***** INFORMATION SUPPLIED
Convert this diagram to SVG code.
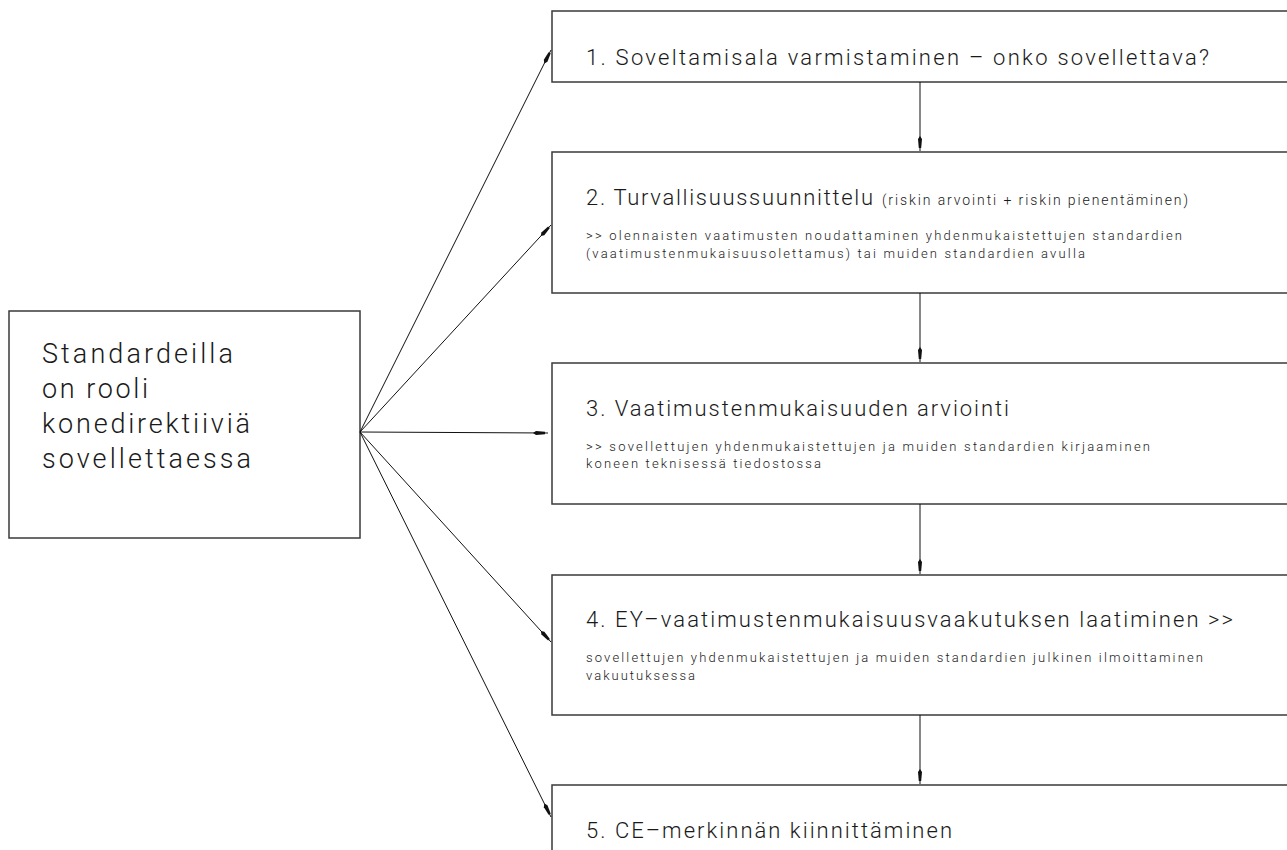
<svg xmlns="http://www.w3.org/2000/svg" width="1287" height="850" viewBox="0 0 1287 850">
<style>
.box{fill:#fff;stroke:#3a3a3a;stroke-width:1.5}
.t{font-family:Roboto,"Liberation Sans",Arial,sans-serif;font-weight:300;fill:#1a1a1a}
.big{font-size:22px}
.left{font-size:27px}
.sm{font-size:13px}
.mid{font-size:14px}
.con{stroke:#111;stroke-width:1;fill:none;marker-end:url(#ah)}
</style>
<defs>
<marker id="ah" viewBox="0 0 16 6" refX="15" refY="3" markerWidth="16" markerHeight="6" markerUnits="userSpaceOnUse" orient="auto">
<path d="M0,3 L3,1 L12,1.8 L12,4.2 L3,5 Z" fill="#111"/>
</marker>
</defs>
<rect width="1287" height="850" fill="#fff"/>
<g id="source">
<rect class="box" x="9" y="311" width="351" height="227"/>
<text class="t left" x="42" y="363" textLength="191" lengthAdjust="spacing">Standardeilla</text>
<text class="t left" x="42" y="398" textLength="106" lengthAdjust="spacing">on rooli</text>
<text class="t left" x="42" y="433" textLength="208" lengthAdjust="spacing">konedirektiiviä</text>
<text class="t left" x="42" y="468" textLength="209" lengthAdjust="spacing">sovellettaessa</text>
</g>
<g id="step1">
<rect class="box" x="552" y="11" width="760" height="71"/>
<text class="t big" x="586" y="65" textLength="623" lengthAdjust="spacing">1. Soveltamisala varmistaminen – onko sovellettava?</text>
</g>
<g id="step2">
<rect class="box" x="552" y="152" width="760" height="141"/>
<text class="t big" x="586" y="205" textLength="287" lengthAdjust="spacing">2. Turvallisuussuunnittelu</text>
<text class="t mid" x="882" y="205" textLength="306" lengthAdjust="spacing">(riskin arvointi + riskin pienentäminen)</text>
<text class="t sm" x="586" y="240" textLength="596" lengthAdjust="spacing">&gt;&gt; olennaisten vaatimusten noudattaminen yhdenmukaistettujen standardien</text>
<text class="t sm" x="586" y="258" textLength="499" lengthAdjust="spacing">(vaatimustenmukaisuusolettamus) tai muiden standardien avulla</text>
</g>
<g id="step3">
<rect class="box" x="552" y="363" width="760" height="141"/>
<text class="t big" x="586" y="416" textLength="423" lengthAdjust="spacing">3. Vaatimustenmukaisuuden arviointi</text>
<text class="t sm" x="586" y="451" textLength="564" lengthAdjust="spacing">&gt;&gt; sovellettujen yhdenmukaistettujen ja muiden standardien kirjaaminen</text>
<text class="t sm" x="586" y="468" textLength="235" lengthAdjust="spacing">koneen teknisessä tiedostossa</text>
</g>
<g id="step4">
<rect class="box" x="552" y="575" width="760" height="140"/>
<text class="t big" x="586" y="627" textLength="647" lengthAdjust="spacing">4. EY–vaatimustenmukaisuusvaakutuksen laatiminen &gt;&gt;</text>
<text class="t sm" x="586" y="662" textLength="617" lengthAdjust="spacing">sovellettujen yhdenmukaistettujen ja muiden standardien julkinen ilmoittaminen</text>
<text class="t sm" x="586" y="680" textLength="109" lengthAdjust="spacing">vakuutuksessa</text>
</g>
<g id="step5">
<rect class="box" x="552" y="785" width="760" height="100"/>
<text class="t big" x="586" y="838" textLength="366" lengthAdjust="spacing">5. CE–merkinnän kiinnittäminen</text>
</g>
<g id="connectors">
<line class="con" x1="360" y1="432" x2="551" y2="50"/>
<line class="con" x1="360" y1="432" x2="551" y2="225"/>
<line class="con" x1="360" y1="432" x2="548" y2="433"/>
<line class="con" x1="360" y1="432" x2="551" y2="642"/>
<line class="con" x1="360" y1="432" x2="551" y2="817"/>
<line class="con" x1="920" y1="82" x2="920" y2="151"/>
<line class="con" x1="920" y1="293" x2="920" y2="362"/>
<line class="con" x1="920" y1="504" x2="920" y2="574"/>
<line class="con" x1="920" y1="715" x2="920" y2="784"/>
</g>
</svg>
**********
# [EXERCISE DETAILS]
Quote the preceding listing precisely and completely, omitting its images.

# [EXERCISE ANSWER]
Convert this diagram to SVG code.
<svg xmlns="http://www.w3.org/2000/svg" width="1287" height="850" viewBox="0 0 1287 850">
<style>
.box{fill:#fff;stroke:#3a3a3a;stroke-width:1.5}
.t{font-family:Roboto,"Liberation Sans",Arial,sans-serif;font-weight:300;fill:#1a1a1a}
.big{font-size:22px}
.left{font-size:27px}
.sm{font-size:13px}
.mid{font-size:14px}
.con{stroke:#111;stroke-width:1;fill:none;marker-end:url(#ah)}
</style>
<defs>
<marker id="ah" viewBox="0 0 16 6" refX="15" refY="3" markerWidth="16" markerHeight="6" markerUnits="userSpaceOnUse" orient="auto">
<path d="M0,3 L3,1 L12,1.8 L12,4.2 L3,5 Z" fill="#111"/>
</marker>
</defs>
<rect width="1287" height="850" fill="#fff"/>
<g id="source">
<rect class="box" x="9" y="311" width="351" height="227"/>
<text class="t left" x="42" y="363" textLength="191" lengthAdjust="spacing">Standardeilla</text>
<text class="t left" x="42" y="398" textLength="106" lengthAdjust="spacing">on rooli</text>
<text class="t left" x="42" y="433" textLength="208" lengthAdjust="spacing">konedirektiiviä</text>
<text class="t left" x="42" y="468" textLength="209" lengthAdjust="spacing">sovellettaessa</text>
</g>
<g id="step1">
<rect class="box" x="552" y="11" width="760" height="71"/>
<text class="t big" x="586" y="65" textLength="623" lengthAdjust="spacing">1. Soveltamisala varmistaminen – onko sovellettava?</text>
</g>
<g id="step2">
<rect class="box" x="552" y="152" width="760" height="141"/>
<text class="t big" x="586" y="205" textLength="287" lengthAdjust="spacing">2. Turvallisuussuunnittelu</text>
<text class="t mid" x="882" y="205" textLength="306" lengthAdjust="spacing">(riskin arvointi + riskin pienentäminen)</text>
<text class="t sm" x="586" y="240" textLength="596" lengthAdjust="spacing">&gt;&gt; olennaisten vaatimusten noudattaminen yhdenmukaistettujen standardien</text>
<text class="t sm" x="586" y="258" textLength="499" lengthAdjust="spacing">(vaatimustenmukaisuusolettamus) tai muiden standardien avulla</text>
</g>
<g id="step3">
<rect class="box" x="552" y="363" width="760" height="141"/>
<text class="t big" x="586" y="416" textLength="423" lengthAdjust="spacing">3. Vaatimustenmukaisuuden arviointi</text>
<text class="t sm" x="586" y="451" textLength="564" lengthAdjust="spacing">&gt;&gt; sovellettujen yhdenmukaistettujen ja muiden standardien kirjaaminen</text>
<text class="t sm" x="586" y="468" textLength="235" lengthAdjust="spacing">koneen teknisessä tiedostossa</text>
</g>
<g id="step4">
<rect class="box" x="552" y="575" width="760" height="140"/>
<text class="t big" x="586" y="627" textLength="647" lengthAdjust="spacing">4. EY–vaatimustenmukaisuusvaakutuksen laatiminen &gt;&gt;</text>
<text class="t sm" x="586" y="662" textLength="617" lengthAdjust="spacing">sovellettujen yhdenmukaistettujen ja muiden standardien julkinen ilmoittaminen</text>
<text class="t sm" x="586" y="680" textLength="109" lengthAdjust="spacing">vakuutuksessa</text>
</g>
<g id="step5">
<rect class="box" x="552" y="785" width="760" height="100"/>
<text class="t big" x="586" y="838" textLength="366" lengthAdjust="spacing">5. CE–merkinnän kiinnittäminen</text>
</g>
<g id="connectors">
<line class="con" x1="360" y1="432" x2="551" y2="50"/>
<line class="con" x1="360" y1="432" x2="551" y2="225"/>
<line class="con" x1="360" y1="432" x2="548" y2="433"/>
<line class="con" x1="360" y1="432" x2="551" y2="642"/>
<line class="con" x1="360" y1="432" x2="551" y2="817"/>
<line class="con" x1="920" y1="82" x2="920" y2="151"/>
<line class="con" x1="920" y1="293" x2="920" y2="362"/>
<line class="con" x1="920" y1="504" x2="920" y2="574"/>
<line class="con" x1="920" y1="715" x2="920" y2="784"/>
</g>
</svg>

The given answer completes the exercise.